More than 470 operators have signed an RHA open letter to the Chancellor calling for fuel duty relief as costs soar.

Hundreds of transport operators have signed an RHA open letter to the Chancellor calling for fuel duty relief as costs soar.

The RHA is also calling for the government to back essential fuel users with a targeted Essential User Rebate to protect the essential supply chains, following actions by other countries including Spain, France and Italy where measures have been introduced to support the transport sector.

The association is arguing that there is significant precedent for the Treasury to introduce an essential user rebate, with the Bus Service Operators Grant (BSOG) mechanism offering a rebate for bus operators and the Rural Fuel Duty Relief scheme which supported rural motorists.

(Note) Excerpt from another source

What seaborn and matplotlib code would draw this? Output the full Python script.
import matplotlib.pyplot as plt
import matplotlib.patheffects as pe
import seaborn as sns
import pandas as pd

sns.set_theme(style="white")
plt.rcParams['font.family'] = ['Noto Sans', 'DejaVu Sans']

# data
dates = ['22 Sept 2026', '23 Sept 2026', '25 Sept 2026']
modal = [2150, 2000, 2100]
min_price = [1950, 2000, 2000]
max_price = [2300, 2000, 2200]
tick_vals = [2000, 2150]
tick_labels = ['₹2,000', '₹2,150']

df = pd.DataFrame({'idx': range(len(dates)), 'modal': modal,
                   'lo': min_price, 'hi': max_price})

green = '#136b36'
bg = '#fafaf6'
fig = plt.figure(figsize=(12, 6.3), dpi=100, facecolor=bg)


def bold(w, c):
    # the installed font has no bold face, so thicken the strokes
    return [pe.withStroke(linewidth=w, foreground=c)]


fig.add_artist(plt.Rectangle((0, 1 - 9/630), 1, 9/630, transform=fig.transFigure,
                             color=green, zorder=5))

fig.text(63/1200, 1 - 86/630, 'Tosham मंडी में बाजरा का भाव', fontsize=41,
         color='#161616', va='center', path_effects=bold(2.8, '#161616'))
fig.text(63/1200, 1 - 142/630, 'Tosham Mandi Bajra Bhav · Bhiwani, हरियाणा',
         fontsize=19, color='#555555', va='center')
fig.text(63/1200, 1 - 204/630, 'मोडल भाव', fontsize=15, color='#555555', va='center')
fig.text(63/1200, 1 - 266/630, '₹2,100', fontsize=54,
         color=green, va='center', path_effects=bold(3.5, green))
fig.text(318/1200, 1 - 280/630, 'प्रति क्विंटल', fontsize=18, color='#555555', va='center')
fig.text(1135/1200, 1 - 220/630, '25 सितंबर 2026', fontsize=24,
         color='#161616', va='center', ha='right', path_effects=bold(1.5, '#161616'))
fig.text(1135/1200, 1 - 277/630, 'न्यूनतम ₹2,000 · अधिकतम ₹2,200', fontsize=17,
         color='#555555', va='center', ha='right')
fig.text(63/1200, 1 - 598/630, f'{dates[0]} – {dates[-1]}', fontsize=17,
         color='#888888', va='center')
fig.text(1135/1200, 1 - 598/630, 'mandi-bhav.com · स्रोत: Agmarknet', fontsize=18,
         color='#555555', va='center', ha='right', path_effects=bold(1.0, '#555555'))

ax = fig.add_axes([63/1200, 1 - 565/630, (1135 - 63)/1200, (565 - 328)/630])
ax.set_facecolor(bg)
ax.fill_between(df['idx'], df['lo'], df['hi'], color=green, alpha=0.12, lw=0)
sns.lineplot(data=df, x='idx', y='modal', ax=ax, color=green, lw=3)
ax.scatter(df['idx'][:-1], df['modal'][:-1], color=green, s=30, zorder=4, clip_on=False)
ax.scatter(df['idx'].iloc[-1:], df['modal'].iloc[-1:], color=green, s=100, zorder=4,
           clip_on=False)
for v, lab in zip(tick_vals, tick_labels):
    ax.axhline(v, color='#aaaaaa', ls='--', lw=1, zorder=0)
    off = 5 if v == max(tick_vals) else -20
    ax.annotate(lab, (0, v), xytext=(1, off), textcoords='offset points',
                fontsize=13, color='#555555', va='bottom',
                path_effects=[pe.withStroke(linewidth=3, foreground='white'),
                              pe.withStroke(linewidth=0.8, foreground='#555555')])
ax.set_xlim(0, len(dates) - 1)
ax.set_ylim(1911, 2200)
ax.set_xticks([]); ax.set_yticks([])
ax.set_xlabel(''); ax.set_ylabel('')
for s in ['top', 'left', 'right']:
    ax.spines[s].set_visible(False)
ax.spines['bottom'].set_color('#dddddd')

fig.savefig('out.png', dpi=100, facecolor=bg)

The RHA also wants fair payment terms (30 days) to support cashflow across the sector.

The letter to the Chancellor states: ‘On behalf of HGV, coach and van operators, alongside all other road users and the entire UK economy, we ask you to end the planned increases in fuel duty scheduled to start in September 2026.

‘A 5p cut was introduced in 2022 as a result of international conflicts sending fuel prices soaring. We are now in the same situation four years later, and it is the wrong time to reverse those cuts now.

‘Higher prices for fuel drives up prices for everyday consumers and pushes businesses and employers to the brink. We cannot afford another inflation crisis caused by the cost of fuel.’

Richard Smith, RHA managing director, said: ‘We need the Chancellor to act now. Commercial vehicles move around 80% of Britain’s goods and generate more than a third of fuel duty revenues. Yet they are being hit hardest by rising fuel costs.

‘These increases are inflationary, pushing up the cost of everything from food to construction.

‘That’s why we’re calling on the government to scrap planned fuel duty rises and introduce an essential user rebate for haulage, coach and van operators to keep costs down.

‘Other countries already back their transport sectors in this way. It’s time the UK did the same.”